Our Ideas pages are indexed in one place and, currently, we use tags for the “status” of each Idea page in the following way:

  • Every Idea contains a reference to itself – based on the poll ID# which is the voting mechanism for each Idea. i.e. Idea675 – the Idea which contains poll number 675
  • Every Idea for the current year is tagged 2016
  • Every Idea has a status tag which is either Open (voting live), Fast (Fast Ideas – a different voting mechanic and turn-around time), and Large (denotes Ideas which are the preferendum element of our voting system.)
  • Once an Idea has been voted on it is scored (manually) from the poll, and then given the status it achieved through voting – win, withdrawn, complaint, second, third, dropped or failed – these tags are used to display archives of what happened to the Idea after it closed. Inprogress is also used for active projects which are still being delivered.

The Idea index on the live page takers Ideas which are Open, Fast or Votes – with the additional check that they also contain the tag 2016. These are the ideas listed for students to click through (URL-based navigation) to vote or comment live.

Each Idea also has a “Related Ideas” news feed; which uses the same News source but searches instead for the tags relating to ‘topic’ by which we content manage Ideas – there are currently 52 topics which come up often enough to inter-relate; and each News story when it’s created gets one or two topics attached to it so that the internal referencing works.

For the Related Ideas News feed; we exclude the Idea on the page which is pulling the list – i.e. Idea 675 would exclude the tag Idea675 from its feed to prevent circular references; and would also exclude the Open, Fast and Votes Ideas which are currently live; being a list of closed Ideas on the related topics.

The is also an archive of Ideas for each year, categorised by those Ideas which passed, those which are still in progress and those which failed – and the status tags are used to display all Ideas which are not Open, Votes, or Fast (i.e. still active) in the appropriate list for navigation.

In this example, positive inclusion, absolute requirements, status and topic are all managed purely from tags used within the News widget, and each Idea has its own permanent URL indexed from the News feed – we have found this to be far more accurate for our daily use of Ideas since it means:

  • We manually control the status (and therefore display) of every element in the indexes without ever having to edit the HTML which makes those indexes.
  • Intervention is only ever done in one place – on the tags attached to each News story, meaning if mistakes are made we can correct them immediately and know that the entire index system is correct.

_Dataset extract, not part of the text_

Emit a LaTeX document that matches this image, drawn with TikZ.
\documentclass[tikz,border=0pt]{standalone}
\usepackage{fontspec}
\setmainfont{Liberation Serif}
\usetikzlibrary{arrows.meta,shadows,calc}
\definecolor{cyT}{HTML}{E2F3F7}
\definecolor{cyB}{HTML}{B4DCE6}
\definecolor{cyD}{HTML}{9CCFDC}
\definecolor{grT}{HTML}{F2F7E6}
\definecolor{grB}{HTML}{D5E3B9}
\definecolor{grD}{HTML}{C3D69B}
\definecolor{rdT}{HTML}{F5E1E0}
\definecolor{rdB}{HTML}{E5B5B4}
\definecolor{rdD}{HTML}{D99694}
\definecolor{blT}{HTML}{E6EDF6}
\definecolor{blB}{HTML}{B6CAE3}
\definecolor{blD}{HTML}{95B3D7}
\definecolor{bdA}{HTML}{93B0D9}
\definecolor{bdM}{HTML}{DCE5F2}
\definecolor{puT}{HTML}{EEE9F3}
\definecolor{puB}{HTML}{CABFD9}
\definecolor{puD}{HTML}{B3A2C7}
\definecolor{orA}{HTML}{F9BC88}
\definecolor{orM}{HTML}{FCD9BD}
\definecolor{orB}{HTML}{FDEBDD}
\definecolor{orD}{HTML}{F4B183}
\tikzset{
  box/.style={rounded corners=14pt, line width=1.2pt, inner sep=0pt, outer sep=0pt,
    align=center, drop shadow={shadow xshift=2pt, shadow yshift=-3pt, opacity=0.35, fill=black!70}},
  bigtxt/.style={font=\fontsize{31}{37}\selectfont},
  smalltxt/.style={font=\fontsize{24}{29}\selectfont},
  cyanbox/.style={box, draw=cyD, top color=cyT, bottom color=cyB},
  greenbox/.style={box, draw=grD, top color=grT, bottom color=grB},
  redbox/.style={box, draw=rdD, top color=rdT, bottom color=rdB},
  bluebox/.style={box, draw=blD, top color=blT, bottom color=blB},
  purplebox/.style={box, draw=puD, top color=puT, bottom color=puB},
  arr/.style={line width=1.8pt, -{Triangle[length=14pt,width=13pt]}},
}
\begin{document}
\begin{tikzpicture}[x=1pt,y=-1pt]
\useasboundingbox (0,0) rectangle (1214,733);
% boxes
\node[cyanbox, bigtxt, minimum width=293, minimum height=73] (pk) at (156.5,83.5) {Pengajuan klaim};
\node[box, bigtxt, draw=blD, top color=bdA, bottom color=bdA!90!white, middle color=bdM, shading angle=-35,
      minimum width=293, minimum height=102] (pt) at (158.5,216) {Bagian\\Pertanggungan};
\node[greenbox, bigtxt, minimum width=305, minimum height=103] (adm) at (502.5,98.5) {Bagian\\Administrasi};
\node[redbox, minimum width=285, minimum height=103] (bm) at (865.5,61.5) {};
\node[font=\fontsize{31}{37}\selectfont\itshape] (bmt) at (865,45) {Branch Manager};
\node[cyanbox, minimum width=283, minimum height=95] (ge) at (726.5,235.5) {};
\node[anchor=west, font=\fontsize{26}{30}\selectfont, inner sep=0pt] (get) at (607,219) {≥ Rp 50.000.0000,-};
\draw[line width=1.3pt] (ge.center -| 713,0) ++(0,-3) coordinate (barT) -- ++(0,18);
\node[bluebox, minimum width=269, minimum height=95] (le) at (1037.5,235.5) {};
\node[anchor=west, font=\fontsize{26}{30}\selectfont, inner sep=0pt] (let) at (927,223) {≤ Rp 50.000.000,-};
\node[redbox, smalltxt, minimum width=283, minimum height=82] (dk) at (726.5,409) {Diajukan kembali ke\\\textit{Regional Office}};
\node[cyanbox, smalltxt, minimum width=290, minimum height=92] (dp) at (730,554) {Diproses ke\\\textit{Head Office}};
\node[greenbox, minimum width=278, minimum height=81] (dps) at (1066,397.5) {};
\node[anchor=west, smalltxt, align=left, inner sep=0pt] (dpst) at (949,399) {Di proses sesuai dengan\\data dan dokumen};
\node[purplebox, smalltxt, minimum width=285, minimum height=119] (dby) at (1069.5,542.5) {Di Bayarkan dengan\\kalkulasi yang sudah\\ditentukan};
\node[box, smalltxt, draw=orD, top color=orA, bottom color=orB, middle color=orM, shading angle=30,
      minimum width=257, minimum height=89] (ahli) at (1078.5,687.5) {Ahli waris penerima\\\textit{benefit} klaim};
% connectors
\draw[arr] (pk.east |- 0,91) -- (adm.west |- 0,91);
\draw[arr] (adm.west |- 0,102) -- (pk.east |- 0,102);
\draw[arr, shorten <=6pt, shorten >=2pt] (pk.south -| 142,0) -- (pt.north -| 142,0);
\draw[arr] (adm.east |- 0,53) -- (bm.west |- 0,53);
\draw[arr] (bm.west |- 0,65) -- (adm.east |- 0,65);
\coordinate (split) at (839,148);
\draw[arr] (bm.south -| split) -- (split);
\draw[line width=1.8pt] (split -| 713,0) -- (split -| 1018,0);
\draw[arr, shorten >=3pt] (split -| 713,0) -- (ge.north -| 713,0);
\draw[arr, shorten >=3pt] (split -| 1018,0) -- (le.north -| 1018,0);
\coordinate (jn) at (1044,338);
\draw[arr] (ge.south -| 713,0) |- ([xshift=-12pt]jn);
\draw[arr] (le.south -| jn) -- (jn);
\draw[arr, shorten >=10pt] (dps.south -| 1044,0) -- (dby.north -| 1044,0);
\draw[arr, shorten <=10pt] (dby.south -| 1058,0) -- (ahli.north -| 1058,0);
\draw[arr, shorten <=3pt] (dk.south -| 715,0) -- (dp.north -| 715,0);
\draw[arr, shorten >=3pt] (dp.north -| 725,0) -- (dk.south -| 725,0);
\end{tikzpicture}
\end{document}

The use of the News system to write all indexes and Related Ideas lists on the fly saves staff time on every Idea or change – in the first year of operation an estimated 10 minutes per Idea was spent simply keeping the indexes up-to-date and editing HTML; where a mistake (i.e. forgetting to close a /div) can quickly break the page and take hours to hunt down, or lead to Ideas being removed from the index entirely. Using News to automatically create new indexes by the addition of a news widget has cut administrative time considerably, to the point where we estimate that our upper limit for a single staff member to manage the system is around 800 Ideas a year – whereas in our first year of operation we would have struggled to achieve 200 had we received that many.

Using Tags

The second use on our democratic systems is the new method used to display our student Council – where the tagging system again helps us by controlling content where we are indexing whether a particular News story relates to a person (elected Rep or Officer) a role description (for the Rep or Officer) an election link to the post (when an election is open) or a Specialist Council to which the elected Officer belongs – in this way we are able to enable cross-navigation for better ‘journeys’ through the information.

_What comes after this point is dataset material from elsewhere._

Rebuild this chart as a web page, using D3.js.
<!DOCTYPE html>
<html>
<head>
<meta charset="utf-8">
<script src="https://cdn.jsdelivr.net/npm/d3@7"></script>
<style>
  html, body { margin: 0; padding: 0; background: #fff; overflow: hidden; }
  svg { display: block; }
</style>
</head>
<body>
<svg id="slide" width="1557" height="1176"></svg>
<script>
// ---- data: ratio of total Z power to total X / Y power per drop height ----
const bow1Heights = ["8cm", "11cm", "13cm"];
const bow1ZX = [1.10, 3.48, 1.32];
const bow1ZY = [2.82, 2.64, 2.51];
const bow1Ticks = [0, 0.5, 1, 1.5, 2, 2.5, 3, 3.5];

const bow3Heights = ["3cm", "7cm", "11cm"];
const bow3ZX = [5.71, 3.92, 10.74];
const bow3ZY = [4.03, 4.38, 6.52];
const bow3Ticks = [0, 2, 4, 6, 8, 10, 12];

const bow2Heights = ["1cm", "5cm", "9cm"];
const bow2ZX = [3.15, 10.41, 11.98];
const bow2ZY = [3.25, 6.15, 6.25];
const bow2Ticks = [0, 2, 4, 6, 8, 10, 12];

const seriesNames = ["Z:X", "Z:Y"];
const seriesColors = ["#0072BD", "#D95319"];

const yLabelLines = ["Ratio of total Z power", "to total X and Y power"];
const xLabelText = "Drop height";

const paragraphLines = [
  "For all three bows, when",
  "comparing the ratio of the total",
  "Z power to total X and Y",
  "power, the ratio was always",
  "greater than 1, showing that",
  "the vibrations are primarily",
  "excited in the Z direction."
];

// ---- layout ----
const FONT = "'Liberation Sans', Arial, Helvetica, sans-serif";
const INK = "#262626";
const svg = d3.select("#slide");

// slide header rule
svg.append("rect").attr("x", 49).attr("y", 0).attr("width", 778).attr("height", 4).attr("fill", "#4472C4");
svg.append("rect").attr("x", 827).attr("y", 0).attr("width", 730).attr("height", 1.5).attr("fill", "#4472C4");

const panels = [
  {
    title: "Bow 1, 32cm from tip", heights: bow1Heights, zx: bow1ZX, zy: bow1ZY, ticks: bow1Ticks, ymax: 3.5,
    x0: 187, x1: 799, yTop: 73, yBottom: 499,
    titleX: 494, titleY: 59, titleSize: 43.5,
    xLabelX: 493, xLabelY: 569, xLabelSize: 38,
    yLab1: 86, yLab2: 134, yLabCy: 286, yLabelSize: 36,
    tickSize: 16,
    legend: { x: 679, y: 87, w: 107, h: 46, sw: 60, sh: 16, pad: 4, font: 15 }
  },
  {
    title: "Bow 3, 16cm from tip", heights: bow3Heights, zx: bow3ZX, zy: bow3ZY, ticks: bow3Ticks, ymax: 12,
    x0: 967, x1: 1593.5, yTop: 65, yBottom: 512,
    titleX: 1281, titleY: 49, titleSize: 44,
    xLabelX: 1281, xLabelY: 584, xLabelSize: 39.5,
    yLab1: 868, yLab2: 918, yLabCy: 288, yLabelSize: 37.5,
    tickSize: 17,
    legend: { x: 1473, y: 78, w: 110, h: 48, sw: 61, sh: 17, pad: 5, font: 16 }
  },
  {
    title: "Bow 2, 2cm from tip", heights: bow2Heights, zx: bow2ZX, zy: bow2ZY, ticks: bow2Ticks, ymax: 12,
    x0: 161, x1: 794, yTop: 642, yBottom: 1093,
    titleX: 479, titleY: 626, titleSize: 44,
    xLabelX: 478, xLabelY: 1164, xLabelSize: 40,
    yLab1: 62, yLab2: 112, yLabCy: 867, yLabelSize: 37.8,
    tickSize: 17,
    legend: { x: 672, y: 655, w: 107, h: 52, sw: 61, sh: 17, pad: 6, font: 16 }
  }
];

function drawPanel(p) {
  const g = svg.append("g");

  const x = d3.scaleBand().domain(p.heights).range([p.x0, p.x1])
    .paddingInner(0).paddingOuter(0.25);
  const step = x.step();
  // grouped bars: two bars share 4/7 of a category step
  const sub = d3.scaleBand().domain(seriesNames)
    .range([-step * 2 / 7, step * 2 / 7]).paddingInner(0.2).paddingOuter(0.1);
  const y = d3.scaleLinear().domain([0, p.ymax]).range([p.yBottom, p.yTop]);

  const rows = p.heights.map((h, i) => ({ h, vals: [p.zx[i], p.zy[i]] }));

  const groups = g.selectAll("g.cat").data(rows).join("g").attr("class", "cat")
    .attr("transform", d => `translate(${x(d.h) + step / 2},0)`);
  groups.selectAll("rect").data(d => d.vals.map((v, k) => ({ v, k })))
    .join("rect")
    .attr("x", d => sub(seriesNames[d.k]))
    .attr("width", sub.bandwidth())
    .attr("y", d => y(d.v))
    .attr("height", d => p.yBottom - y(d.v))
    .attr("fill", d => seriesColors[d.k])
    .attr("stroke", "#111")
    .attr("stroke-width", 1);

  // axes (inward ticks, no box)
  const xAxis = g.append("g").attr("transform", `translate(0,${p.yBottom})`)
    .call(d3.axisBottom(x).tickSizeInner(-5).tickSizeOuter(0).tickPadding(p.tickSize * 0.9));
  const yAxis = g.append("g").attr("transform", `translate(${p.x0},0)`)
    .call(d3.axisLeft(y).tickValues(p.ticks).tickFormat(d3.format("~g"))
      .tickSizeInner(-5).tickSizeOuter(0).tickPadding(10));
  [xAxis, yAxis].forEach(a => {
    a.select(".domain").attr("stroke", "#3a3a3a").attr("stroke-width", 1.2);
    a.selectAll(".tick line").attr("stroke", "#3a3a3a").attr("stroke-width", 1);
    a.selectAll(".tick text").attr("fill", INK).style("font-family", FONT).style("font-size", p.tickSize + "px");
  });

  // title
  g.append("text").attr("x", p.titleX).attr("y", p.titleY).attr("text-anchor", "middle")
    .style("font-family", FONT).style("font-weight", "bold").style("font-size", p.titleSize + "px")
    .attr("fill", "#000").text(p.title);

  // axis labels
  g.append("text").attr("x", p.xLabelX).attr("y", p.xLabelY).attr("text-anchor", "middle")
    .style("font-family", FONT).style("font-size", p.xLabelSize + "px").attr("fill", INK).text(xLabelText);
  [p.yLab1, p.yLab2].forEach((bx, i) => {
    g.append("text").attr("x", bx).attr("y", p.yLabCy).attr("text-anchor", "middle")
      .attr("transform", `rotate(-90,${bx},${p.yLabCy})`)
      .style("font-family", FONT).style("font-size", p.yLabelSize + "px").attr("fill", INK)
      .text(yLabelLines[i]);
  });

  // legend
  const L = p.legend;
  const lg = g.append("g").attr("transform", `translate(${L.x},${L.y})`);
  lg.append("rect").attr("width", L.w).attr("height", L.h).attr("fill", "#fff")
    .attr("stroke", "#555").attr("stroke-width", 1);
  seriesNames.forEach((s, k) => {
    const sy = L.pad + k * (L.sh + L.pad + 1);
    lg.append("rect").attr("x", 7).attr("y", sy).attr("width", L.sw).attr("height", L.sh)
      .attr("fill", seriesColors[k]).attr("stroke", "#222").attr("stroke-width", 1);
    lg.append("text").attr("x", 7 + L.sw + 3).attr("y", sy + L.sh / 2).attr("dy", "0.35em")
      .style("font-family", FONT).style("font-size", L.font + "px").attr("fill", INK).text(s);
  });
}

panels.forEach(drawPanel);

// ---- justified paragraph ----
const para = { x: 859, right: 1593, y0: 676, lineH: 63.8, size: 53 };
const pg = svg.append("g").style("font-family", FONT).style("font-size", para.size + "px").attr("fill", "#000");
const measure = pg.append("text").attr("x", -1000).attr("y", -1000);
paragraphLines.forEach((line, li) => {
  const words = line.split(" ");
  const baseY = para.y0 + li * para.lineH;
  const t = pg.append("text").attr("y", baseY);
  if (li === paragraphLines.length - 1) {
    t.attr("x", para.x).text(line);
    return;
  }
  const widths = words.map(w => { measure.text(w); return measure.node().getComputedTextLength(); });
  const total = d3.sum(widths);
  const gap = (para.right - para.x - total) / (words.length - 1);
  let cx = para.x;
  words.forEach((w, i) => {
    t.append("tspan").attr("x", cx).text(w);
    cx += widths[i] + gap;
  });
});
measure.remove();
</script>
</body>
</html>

The news feeds in particular are useful in terms of journey-based (or story telling) navigation since each persons’ individual biography page (indexed as person/role) can then pull in the role description for that post, and any other indexed relevant information. The group pages for each Council are able to pull in the members of that Council; role description links and election links – and so on – the navigation built from a set of pages gives indefinite ‘journey-based’ navigation where students can look at a group, find a person, navigate easily to a role description, find another person (and so on.)

This flexible navigation prevents ‘dead-end’ journeys through the Representation system; and also allows us to have a single page for each Role Description which can be linked or indexed from Elections – meaning we don’t ever have to remember to update two identical role descriptions (Election based and Information-store) but can rely on the links always showing the correct master (single page) copy.

Added Value

On top of those methods, our separate but linked Change Agent system and Students’ Green Unit project-management systems are also integrated or capable of almost immediate integration by the simple method of using the existing news feed with a widget that pulls in project-based tags which we already use, and displaying things that relate to either active projects or for the Green Unit those Ideas and projects that carry the sustainability tag.

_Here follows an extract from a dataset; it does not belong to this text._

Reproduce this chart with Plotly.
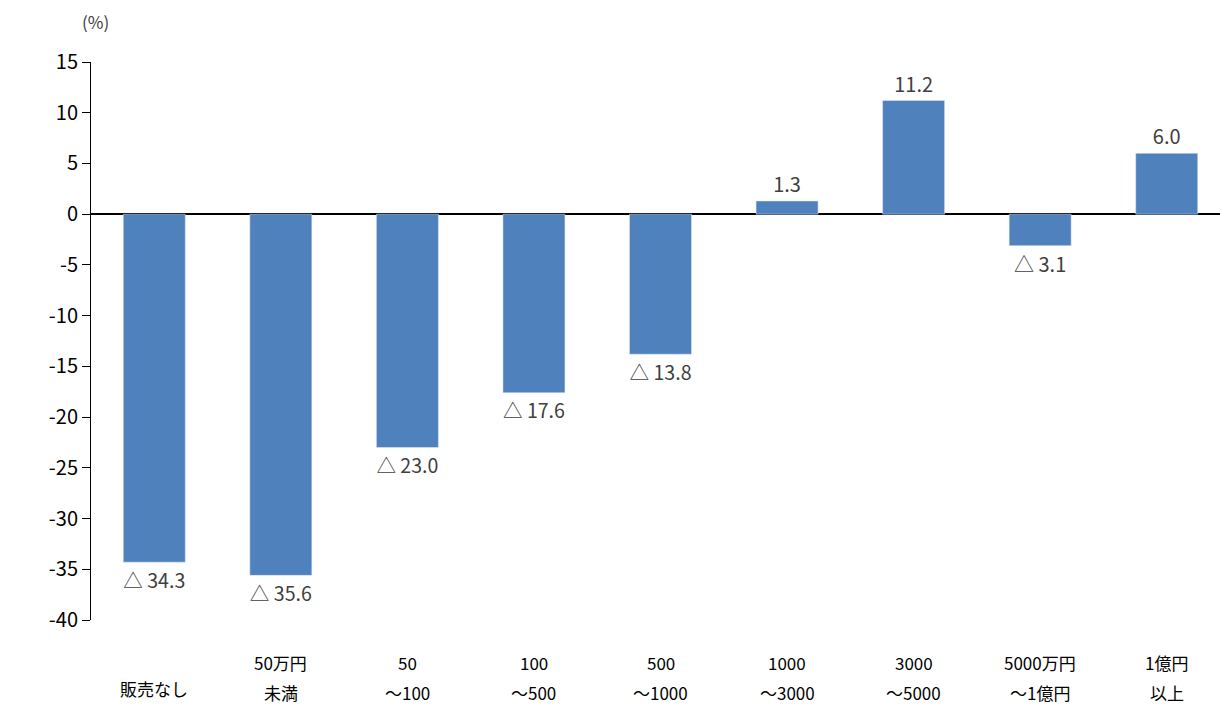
import plotly.graph_objects as go

categories = ["販売なし", "50万円未満", "50～100", "100～500", "500～1000",
              "1000～3000", "3000～5000", "5000万円～1億円", "1億円以上"]
label_lines = [["販売なし"], ["50万円", "未満"], ["50", "～100"], ["100", "～500"],
               ["500", "～1000"], ["1000", "～3000"], ["3000", "～5000"],
               ["5000万円", "～1億円"], ["1億円", "以上"]]
values = [-34.3, -35.6, -23.0, -17.6, -13.8, 1.3, 11.2, -3.1, 6.0]
labels = [("△ %.1f" % -v) if v < 0 else ("%.1f" % v) for v in values]
yticks = list(range(-40, 20, 5))

fig = go.Figure(go.Bar(
    x=categories, y=values, width=0.49,
    marker_color='#4f81bd',
    text=labels, textposition='outside',
    textfont=dict(size=20, color='#404040'),
    cliponaxis=False,
))

annotations = [dict(text='(%)', x=0.0, y=1.0, xref='paper', yref='paper',
                    xanchor='right', yanchor='bottom', yshift=26, xshift=20,
                    showarrow=False, font=dict(size=17, color='#404040'))]
for cat, lines in zip(categories, label_lines):
    shifts = [-68] if len(lines) == 1 else [-42, -72]
    for line, s in zip(lines, shifts):
        annotations.append(dict(text=line, x=cat, y=0, xref='x', yref='paper',
                                yanchor='middle', yshift=s, showarrow=False,
                                font=dict(size=17, color='black')))

fig.update_layout(
    width=1228, height=713,
    margin=dict(l=83, r=6, t=54, b=101, autoexpand=False),
    plot_bgcolor='white', paper_bgcolor='white',
    font=dict(family='Noto Sans CJK JP', color='black'),
    showlegend=False,
    annotations=annotations,
)
fig.update_yaxes(range=[-40, 15], tickvals=yticks, ticktext=[str(t) for t in yticks],
                 showgrid=False, zeroline=True,
                 zerolinecolor='black', zerolinewidth=1.5,
                 showline=True, linecolor='black', ticks='outside', ticklen=8,
                 tickcolor='black', tickfont=dict(size=20))
fig.update_xaxes(showgrid=False, showticklabels=False, ticklen=0)

fig.write_html("out.html")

In this way what looks like highly individualised content relating to a single service can actually be conglomerated from several sources using consistent tagging methods – making a new page with existing content very easy to create extremely fast and with active relevant content from inception.

Recommendation

While we haven’t yet reached the limits of what we intend to use the interactive tagged News widgets to achieve, the uses we already have made have:

  • Made our work faster and more accurate
  • Give us the ability to create new dynamic content on the fly
  • Give us the ability to create ‘journey’ navigation with existing content without having to make major structural changes to our code or indexes.

If you don’t currently use the News system because you ‘don’t do news’ – give it a try anyway; with creative use of tags and widgets you can create very effective content-based navigation extremely easily, and work with a set of templates to make adding new pages to your site much easier and less prone to mistakes.